Watching them navigate the American school system can be interesting.  Particularly in NYC, there is a great push towards cultural inclusion. They came home one day informing me they were to wear their national dress and bring an item of traditional Irish food for International Day. I toyed with the ideas of providing them with tweed flat caps or perhaps even Celtic robes but they ultimately decided on a couple of Irish rugby shirts. I also made a Shepherd's Pie which I suspect is British traditional but I wasn't stretching to a whole salmon and at least it features potatoes.

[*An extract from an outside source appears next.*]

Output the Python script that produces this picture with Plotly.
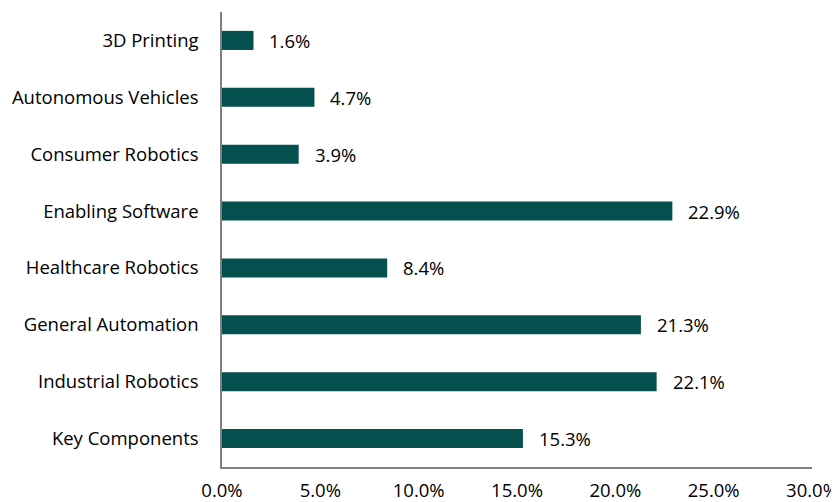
import plotly.graph_objects as go

categories = ["3D Printing", "Autonomous Vehicles", "Consumer Robotics", "Enabling Software",
              "Healthcare Robotics", "General Automation", "Industrial Robotics", "Key Components"]
values = [1.6, 4.7, 3.9, 22.9, 8.4, 21.3, 22.1, 15.3]
tick_vals = [0, 5, 10, 15, 20, 25, 30]
tick_text = ["0.0%", "5.0%", "10.0%", "15.0%", "20.0%", "25.0%", "30.0%"]

BAR = "#03504F"
FONT = "'Open Sans', sans-serif"
FS = 18.5

fig = go.Figure(go.Bar(
    x=values, y=categories, orientation="h",
    marker=dict(color=BAR, line=dict(width=0)),
    hoverinfo="skip",
))

for c, v in zip(categories, values):
    fig.add_annotation(x=v, y=c, text=f"{v:.1f}%", showarrow=False,
                       xanchor="left", xshift=14, font=dict(size=FS, color="#000000", family=FONT))

fig.update_layout(
    width=845, height=510,
    margin=dict(l=214, r=41, t=4, b=51),
    paper_bgcolor="white", plot_bgcolor="white",
    bargap=0.665,
    showlegend=False,
    font=dict(family=FONT, size=FS, color="#000000"),
    xaxis=dict(range=[0, 30], tickvals=tick_vals, ticktext=tick_text, automargin=False,
               showgrid=False, zeroline=False, showline=True, linecolor="#808080", linewidth=1.5,
               ticks="", ticklabelstandoff=6, tickfont=dict(size=FS)),
    yaxis=dict(categoryorder="array", categoryarray=categories, autorange="reversed", automargin=False,
               showgrid=False, zeroline=False, showline=True, linecolor="#808080", linewidth=1.5,
               ticks="", ticklabelstandoff=18, tickfont=dict(size=FS)),
)

fig.write_html("out.html")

The kids do pretty well academically here. Math is no problem to them and they both excel at science. The notorious Common Core English Language Arts curriculum drives me nuts though. I find that they are taught to be very formulaic in their responses to questions. As a special education teacher, I can see the benefits of a repertoire of sentence starters to students who may struggle to formulate their own answers but I think always being forced to constrict opinions into pre-written paragraph structures limits imagination and creativity. We've settled on a compromise. They answer questions for school in the prescribed format but if they are writing for any other reason, they can use the format initially if they want but then they have to go back and find ways to remove all the 'Furthermore,...'s and 'In addition,...'s that they have been taught. The eldest won a coveted scholarship to a  Film Critic Bootcamp in this manner. I also have to admit to utilizing their formulated essay technique in an unexpectedly writing-heavy extra college course I squeezed in recently at a particularly busy time in my year. To my chagrin, I got an A.
Coderdojo NYC

I can't help but wonder how different would their lives be had we stayed in Ireland. I think, at the age they're at now, not that much. We recently had a visit from friends from Ireland with boys the same age. They still have almost identical interests. Lego, origami, Minecraft and a new obsession with Pokemon Go. The post-millennial online generation (Generation i?) seem to be mostly influenced by the same bewildering handful of You Tube stars. Their reach is global and seems to surmount cultural differences. Although their appeal is mystifying to me, I find it kind of comforting that my children seem to have shared experience with their peers from all around the world. Could it be that we are actually raising the first true global citizens?